CYRUS FARIVAR: Omidreza Mirsayafi was a 29-year-old blogger who mostly wrote about Iranian music and culture. However, his blog caught the attention of Iranian authorities. They accused him of insulting Iran's leaders and making propaganda against the state. Mirsayafi was sent to Tehran's notorious Evin Prison in December 2008. He died there on March 18th, 2009. Curt Hopkins is co-founder of the new online group, the March 18th Movement. Hopkins says it's still not clear how Mirsayafi died, though he was believed to have been depressed and had access to sedatives.

CURT HOPKINS: The long and short of it was that he died. And he died if not as direct action by his Iranian prison guards at least through inaction, through neglect. At that point, he became the first and so far only blogger to die in custody. The whole goal of the March 18th Movement is to make sure he's the last.

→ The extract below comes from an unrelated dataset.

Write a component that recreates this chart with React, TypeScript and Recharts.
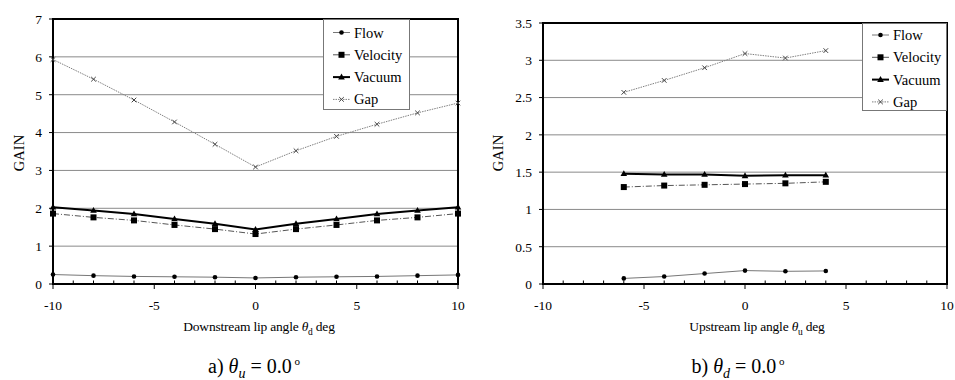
import { LineChart, Line, XAxis, YAxis, CartesianGrid, ReferenceArea } from 'recharts';

const FONT = '"Liberation Serif", "Times New Roman", serif';

// a) theta_u = 0.0 deg, downstream lip angle sweep
const anglesA = [-10, -8, -6, -4, -2, 0, 2, 4, 6, 8, 10];
const flowA = [0.25, 0.22, 0.2, 0.19, 0.18, 0.16, 0.18, 0.19, 0.2, 0.22, 0.24];
const velocityA = [1.86, 1.76, 1.68, 1.56, 1.45, 1.32, 1.45, 1.56, 1.68, 1.76, 1.86];
const vacuumA = [2.03, 1.94, 1.85, 1.72, 1.59, 1.44, 1.59, 1.72, 1.85, 1.94, 2.03];
const gapA = [5.93, 5.41, 4.86, 4.28, 3.69, 3.09, 3.52, 3.9, 4.22, 4.52, 4.78];

// b) theta_d = 0.0 deg, upstream lip angle sweep
const anglesB = [-6, -4, -2, 0, 2, 4];
const flowB = [0.075, 0.1, 0.14, 0.18, 0.17, 0.175];
const velocityB = [1.3, 1.32, 1.33, 1.34, 1.35, 1.37];
const vacuumB = [1.48, 1.47, 1.47, 1.45, 1.46, 1.46];
const gapB = [2.57, 2.73, 2.9, 3.09, 3.03, 3.13];

const xTicks = [-10, -5, 0, 5, 10];
const xAllTicks = [-10, -9, -8, -7, -6, -5, -4, -3, -2, -1, 0, 1, 2, 3, 4, 5, 6, 7, 8, 9, 10];
const yTicksA = [0, 1, 2, 3, 4, 5, 6, 7];
const yTicksB = [0, 0.5, 1, 1.5, 2, 2.5, 3, 3.5];
const seriesNames = ['Flow', 'Velocity', 'Vacuum', 'Gap'];

const buildRows = (angles: number[], flow: number[], velocity: number[], vacuum: number[], gap: number[]) =>
    angles.map((angle, i) => ({ angle, flow: flow[i], velocity: velocity[i], vacuum: vacuum[i], gap: gap[i] }));

const rowsA = buildRows(anglesA, flowA, velocityA, vacuumA, gapA);
const rowsB = buildRows(anglesB, flowB, velocityB, vacuumB, gapB);

const FlowDot = ({ cx, cy }: any) => (cx == null ? null : <circle cx={cx} cy={cy} r={2.3} fill="#000" />);
const SquareDot = ({ cx, cy }: any) => (cx == null ? null : <rect x={cx - 3} y={cy - 3} width={6} height={6} fill="#000" />);
const TriDot = ({ cx, cy }: any) =>
    cx == null ? null : <polygon points={`${cx},${cy - 3.5} ${cx - 3.3},${cy + 2.3} ${cx + 3.3},${cy + 2.3}`} fill="#000" />;
const CrossDot = ({ cx, cy }: any) =>
    cx == null ? null : (
        <path d={`M${cx - 2.3},${cy - 2.3}L${cx + 2.3},${cy + 2.3}M${cx - 2.3},${cy + 2.3}L${cx + 2.3},${cy - 2.3}`} stroke="#444" strokeWidth={1} />
    );

const styles = [
    { key: 'flow', stroke: '#777', width: 1, dash: undefined, Dot: FlowDot },
    { key: 'velocity', stroke: '#555', width: 1, dash: '6 2 1 2', Dot: SquareDot },
    { key: 'vacuum', stroke: '#000', width: 2, dash: undefined, Dot: TriDot },
    { key: 'gap', stroke: '#808080', width: 1, dash: '1.5 1', Dot: CrossDot },
];

const TICK_SIZE = 5;
const TICK_MARGIN = 11;

// major ticks point down with a label, minor ticks point up into the plot
const AngleTick = ({ x, y, payload }: any) => {
    const v = payload.value;
    const axisY = y - TICK_SIZE - TICK_MARGIN;
    const major = xTicks.includes(v);
    return (
        <g>
            <line x1={x} x2={x} y1={major ? axisY : axisY - 3.5} y2={major ? axisY + 5 : axisY} stroke="#000" strokeWidth={1} />
            {major && (
                <text x={x} y={y} dy="0.71em" textAnchor="middle" fontFamily={FONT} fontSize={13.5} fill="#000">
                    {v}
                </text>
            )}
        </g>
    );
};

const LegendBox = ({ left, top, width, height, firstRow }: any) => (
    <div style={{ position: 'absolute', left, top, width, height, background: '#fff', border: '1px solid #777', boxSizing: 'border-box' }}>
        <svg width={width} height={height} style={{ position: 'absolute', left: 0, top: 0 }}>
            {styles.map((s, i) => {
                const y = firstRow + i * 22.3;
                const Dot = s.Dot;
                return (
                    <g key={s.key}>
                        <line x1={9} x2={26} y1={y} y2={y} stroke={s.stroke} strokeWidth={s.width} strokeDasharray={s.dash} />
                        <Dot cx={17.5} cy={y} />
                        <text x={30} y={y + 5} fontFamily={FONT} fontSize={14.5} fill="#000">{seriesNames[i]}</text>
                    </g>
                );
            })}
        </svg>
    </div>
);

const Panel = ({ left, data, yMax, yTicks, yWidth, margin, legend, gainX, axisTitle, caption, titleX, captionX }: any) => (
    <>
        <div style={{ position: 'absolute', left, top: 0 }}>
            <LineChart width={475} height={320} data={data} margin={margin}>
                <CartesianGrid vertical={false} stroke="#8a8a8a" />
                <XAxis
                    dataKey="angle"
                    type="number"
                    domain={[-10, 10]}
                    ticks={xAllTicks}
                    interval={0}
                    axisLine={false}
                    tickSize={TICK_SIZE}
                    tickMargin={TICK_MARGIN}
                    tickLine={false}
                    height={36}
                    tick={<AngleTick />}
                />
                <YAxis
                    type="number"
                    domain={[0, yMax]}
                    ticks={yTicks}
                    width={yWidth}
                    axisLine={false}
                    tickSize={4}
                    tickMargin={7}
                    tickLine={{ stroke: '#000' }}
                    tick={{ fill: '#000', fontSize: 13.5, fontFamily: FONT }}
                />
                <ReferenceArea x1={-10} x2={10} y1={0} y2={yMax} fill="none" stroke="#000" strokeWidth={2} />
                {styles.map((s) => (
                    <Line
                        key={s.key}
                        dataKey={s.key}
                        stroke={s.stroke}
                        strokeWidth={s.width}
                        strokeDasharray={s.dash}
                        dot={<s.Dot />}
                        activeDot={false}
                        isAnimationActive={false}
                    />
                ))}
            </LineChart>
        </div>
        <LegendBox {...legend} />
        <div
            style={{
                position: 'absolute', left: gainX, top: 153, transform: 'translate(-50%, -50%) rotate(-90deg)',
                fontSize: 14.5, fontFamily: FONT, whiteSpace: 'nowrap', lineHeight: 1,
            }}
        >
            GAIN
        </div>
        <div
            style={{
                position: 'absolute', left: titleX, top: 329, transform: 'translate(-50%, -50%)',
                fontSize: 13.5, fontFamily: FONT, whiteSpace: 'nowrap', lineHeight: 1, letterSpacing: '-0.2px',
            }}
        >
            {axisTitle}
        </div>
        <div
            style={{
                position: 'absolute', left: captionX, top: 368, transform: 'translate(-50%, -50%)',
                fontSize: 20, fontFamily: FONT, whiteSpace: 'nowrap', lineHeight: 1,
            }}
        >
            {caption}
        </div>
    </>
);

const Theta = ({ sub, italicSub }: { sub: string; italicSub?: boolean }) => (
    <span>
        <i>θ</i>
        <sub style={{ fontSize: '0.7em', fontStyle: italicSub ? 'italic' : 'normal' }}>{sub}</sub>
    </span>
);

export default function App() {
    return (
        <div style={{ position: 'absolute', left: 0, top: 0, width: 955, height: 380, background: '#fff', overflow: 'hidden' }}>
            <Panel
                left={0}
                data={rowsA}
                yMax={7}
                yTicks={yTicksA}
                yWidth={53}
                margin={{ top: 19, right: 17, bottom: 0, left: 0 }}
                legend={{ left: 323, top: 19, width: 87, height: 91, firstRow: 12.5 }}
                gainX={19}
                titleX={259}
                captionX={254}
                axisTitle={<>Downstream lip angle <Theta sub="d" /> deg</>}
                caption={<>a) <Theta sub="u" italicSub /> = 0.0<sup style={{ fontSize: '0.55em' }}> o</sup></>}
            />
            <Panel
                left={480}
                data={rowsB}
                yMax={3.5}
                yTicks={yTicksB}
                yWidth={63}
                margin={{ top: 23, right: 8, bottom: 0, left: 0 }}
                legend={{ left: 862, top: 23, width: 85, height: 88, firstRow: 11 }}
                gainX={498}
                titleX={757}
                captionX={738}
                axisTitle={<>Upstream lip angle <Theta sub="u" /> deg</>}
                caption={<>b) <Theta sub="d" italicSub /> = 0.0<sup style={{ fontSize: '0.55em' }}> o</sup></>}
            />
        </div>
    );
}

FARIVAR: One of Hopkins' partners in the March 18th group is Esra Al Shafei. She's a Bahrani human rights activist and founder of the website FreeKareem.org. That site is dedicated to another blogger known as Kareem Amer of Egypt. The 24-year-old was imprisoned in 2007 for crimes including defaming Egypt's President. Al Shafei says that bloggers who live in free countries have a responsibility to speak out for those who can't speak for themselves.

AL SHAFEI: The entire world should be aware that blogging here is not a right. It's something that people take a risk for and people really should use their own freedoms if they're abroad, like in Europe or in Australia or anywhere there is conservatively more freedoms, and they should really get involved and be aware and take action in order to prevent any deaths or any actions against bloggers to happen.

FARIVAR: Al Shafei hopes the March 18th website will become a forum for blogger videos that speak out for free expression and against persecution. She adds it could also provide concrete help for imprisoned bloggers like Kareem Amer.

AL SHAFEI: We also used the Internet to raise donations for Kareem, which he received physically. We raised donations online and we sent it to his friend in Alexandria, and she sent it personally to Kareem. He can use that, for example, to increase his mealtime or use the money to bribe the prison guards to go to the bathroom and to just make his life within prison much more convenient and safer.

FARIVAR: Another blogger, Omid Memarian, is more than familiar with the hardships of life as a political prisoner. He's an Iranian journalist and blogger who was arrested in 2004 and held in solitary confinement in a Tehran prison. He says at the time, there wasn't much outcry from the blogosphere.

OMID MEMARIAN: Four or five years ago, it was much different. It was a very new phenomenon and even though we had a kind of reaction amongst some bloggers, it was not that kind of unity or a kind of big voice among them. Now, people really react, people put the news of their arrests on their blogs and really cover them.

FARIVAR: Some have suggested that publicizing these cases may put imprisoned bloggers in even more danger. But Memarian says the fact that activists like the March 18th movement are rallying to bloggers' cause can only help their situation. For The World, I'm Cyrus Farivar.